As mentioned, the thermal data resulting from the horizontal solidification can be observed in our article [10]. From these data, the cooling rates (TR) have been determined experimentally along the length of the as-cast ingot, as shown in Fig. 2a. Fig. 2b presents λ2 dependence as a function of TR. Fig. 2c depicts for three positions in the as-solidified ingot the behavior of dendritic microstructure evolution.

Fig. 2.

(a) and (b) TR and λ2 variation as a function of the position in the solidified ingot and (c) microstructural evolution with the TR variation.

(0.79MB).

Experimental mathematical expressions given by TR = 123(P)−1.25 and λ2 = 50.6(TR)−1/3 have characterized the TR and λ2 variation as a function of ingot and cooling rate, (Fig. 2a and b, respectively).
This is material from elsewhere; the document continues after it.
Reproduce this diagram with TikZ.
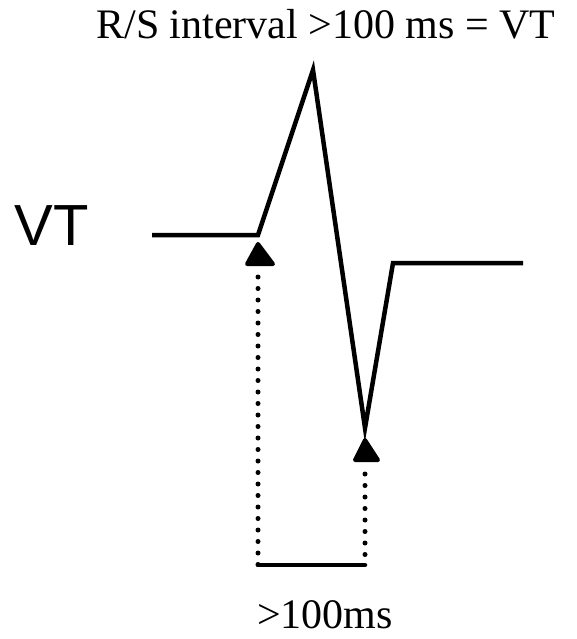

It is observed that the cooling water exerts a strong influence on the TR and λ2 values, since higher and lower TR and λ2 values, respectively, finer microstructures are achieved at positions in ingot close to the cooled base.

Fig. 3 shows the results of HV measurements in the regions of the as-cast samples established for studies, that is, it has been carried out on the center at the dendrites (α/Al-rich phase) and within the interdendritic regions. Obviously, higher HV values have been observed within the interdendritic regions due to the presence of harder phases that constitute the eutectic mixture (Si particles + Al2Cu and Fe intermetallic compounds). An average HV value equal to 60 kg/mm2 has been obtained on the region of the Al-rich phase (Matrix) to the length of the as-solidified ingot; on the other hand, within the interdendritic regions (IR), a progressive increase of HV values has been observed, as can be seen in Fig. 3a and b represents the HV behavior with the variation of λ2 in IR. It can be seen that the Hall–Petch expression given by HV = 106–163(λ2)−0.5 characterizes the HV dependence as a function of λ2. This is due to the harder particles located within the interdendritic regions that increase in size with the increase of λ2, specifically the Si particles that present with coarser and elongated lamellar morphologies.

Fig. 3.

HV variation with the position in the as-cast ingot and secondary dendrite arm spacing: (a) matrix versus interdendritic region and (b) interdendritic region.

(0.23MB).

Fig. 4 shows longitudinal SEM micrographs obtained for two positions in the as-solidified ingot (5 and 70 mm from the cooled interface). The SEM images of Fig. 4a and b have been obtained by means of secondary electrons (SE) and scattered retro electrons (BSSs), respectively. The images by BSSs are extremely useful when it is desired to observe impurities or intermetallic phases in which there is considerable difference of density between the elements. The density difference between the matrix (α) and the Si particles is small, therefore, both appear in gray color, but clearly distinguishable. On the other hand, the density difference between Cu and Fe with the matrix is higher, with both appearing white in the SEM image, but with a marked contrast.

Fig. 4.

SEM microstructures for two positions in the ingot from the cooled base, obtained by: (a) P = 5 mm and (b) P = 70 mm, both by BSSs with mapping and microanalysis by EDS.

(0.61MB).

Besides that, in order to better identify the elements and their influences in the formation of phases that constitute the investigated alloy, in this work compositional maps and point microanalyses by EDS on each constituent phase have been carried out and the results are presented in both Fig. 4a and b. The EDS mapping has allowed to separate the Al, Si, Cu and Fe elements by specific colors and the point microanalysis by EDS aims to elaborate a qualitative and quantitative chemical analysis of these elements. The use of these analyzes combined with observations obtained from the literature [7–11,13] on the morphology of the second phases that form during the solidification path of AlSiCu alloys, it has contributed in the characterization of the Fe/Al2Cu intermetallic compounds and Si particles.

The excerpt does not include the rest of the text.